Politics and policy
Planners yet to get priorities right as Budget size grows
Posted Thursday, June 14 2012 at 21:58
The Sh1.45 trillion Budget, like in all previous years, does not support the building of a fair and inclusive society.
One year from today (Friday), poor Kenyans will remain just that; if not poorer. Those that were on the low income 10 years ago are still on the fringes of the economy.
Not every Kenyan is benefiting from the progress of the nation. To realise our vision, we need to create more opportunities for low-income Kenyans, the youth and senior citizens.
The Sh1.45 trillion compares well with other sub-Saharan Africa countries. Credit goes to President Mwai Kibaki for more than tripling the national budget since taking office.
Though a mind-boggling sum, the budget translates to a paltry spend of Sh38,160 per citizen per year compared to Sh343,170 per citizen for many middle income countries.

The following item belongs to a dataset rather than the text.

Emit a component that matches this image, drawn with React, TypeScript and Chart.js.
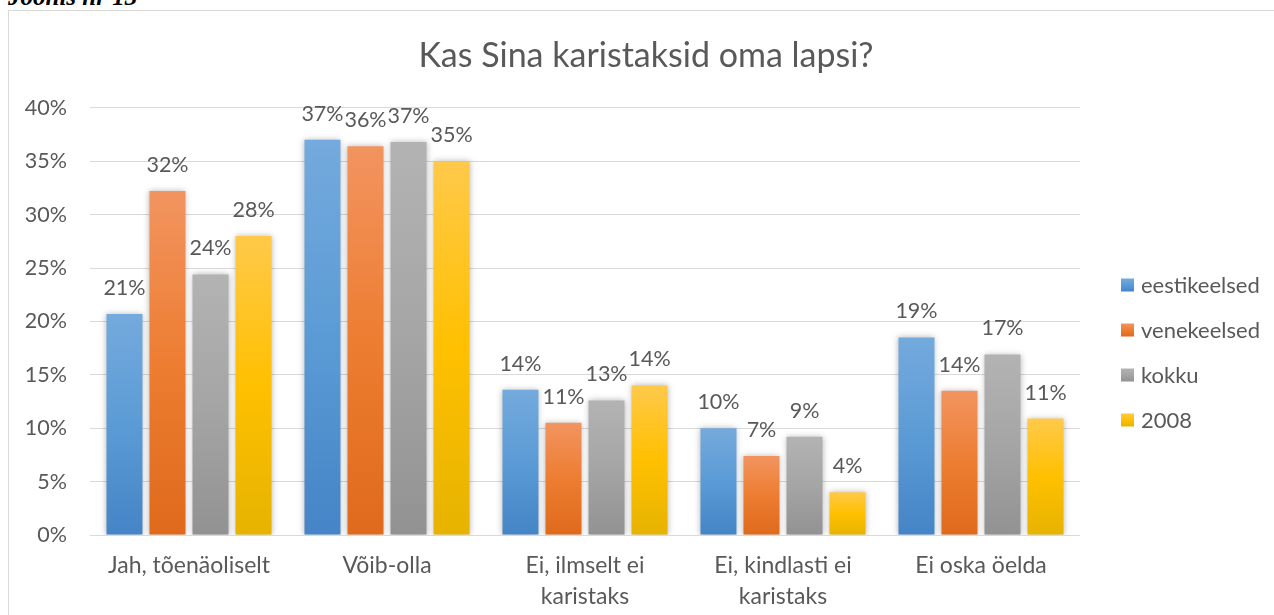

Worse, the Budget is based on faulty promises that the exchange rate, interest rates and inflation will remain constant.
These and the next general election will possibly disrupt the revenue side of the Budget. It will be a miracle if this Budget is realised as proposed.
As an accountant, I ask: What have Kenyans obtained from the Kibaki budgets? Except for infrastructural development projects (roads and electricity) there is very little to boast of as more than half the budget is misapplied, misappropriated or wasted.
Unco-ordinated spending, so-called “fish ponds and centres of excellence” will not get Kenyans out of the poverty trap. Spending plans alone without structural reforms will not make Kenya a middle-income country.
We cannot attain the MDG status without reforming and re-aligning all spheres of government operations. Our first task is to upgrade and restructure our economy, so that we can grow by becoming more productive, and can rely less on imports.
Secondly, we must upscale investments in a multi-face IT platform interconnecting core sectors of government such as the police, registration of citizens, taxes, banking, drivers, and passport offices.
When you have Kenya Revenue Authority dealing with number plates and drivers’ licences, you clearly see why taxes are flat. It is rather obvious majority of Kenyans in the informal sector pay no taxes besides the indirect ones.
Personal income and corporation taxes have the potential to more than double the collections, just look at the Tiger economies of Asia.
We are spending billions in Somalia rather than transforming the Immigration department into a modern “Border Force.” We are spending billions of shillings on roads, yet most of our city roads are terrifyingly appalling. We are spend everywhere yet law enforcement and obeying the law is at an all-time low.
We talk about billions of shillings but no investments worth of note in the water sector, for example.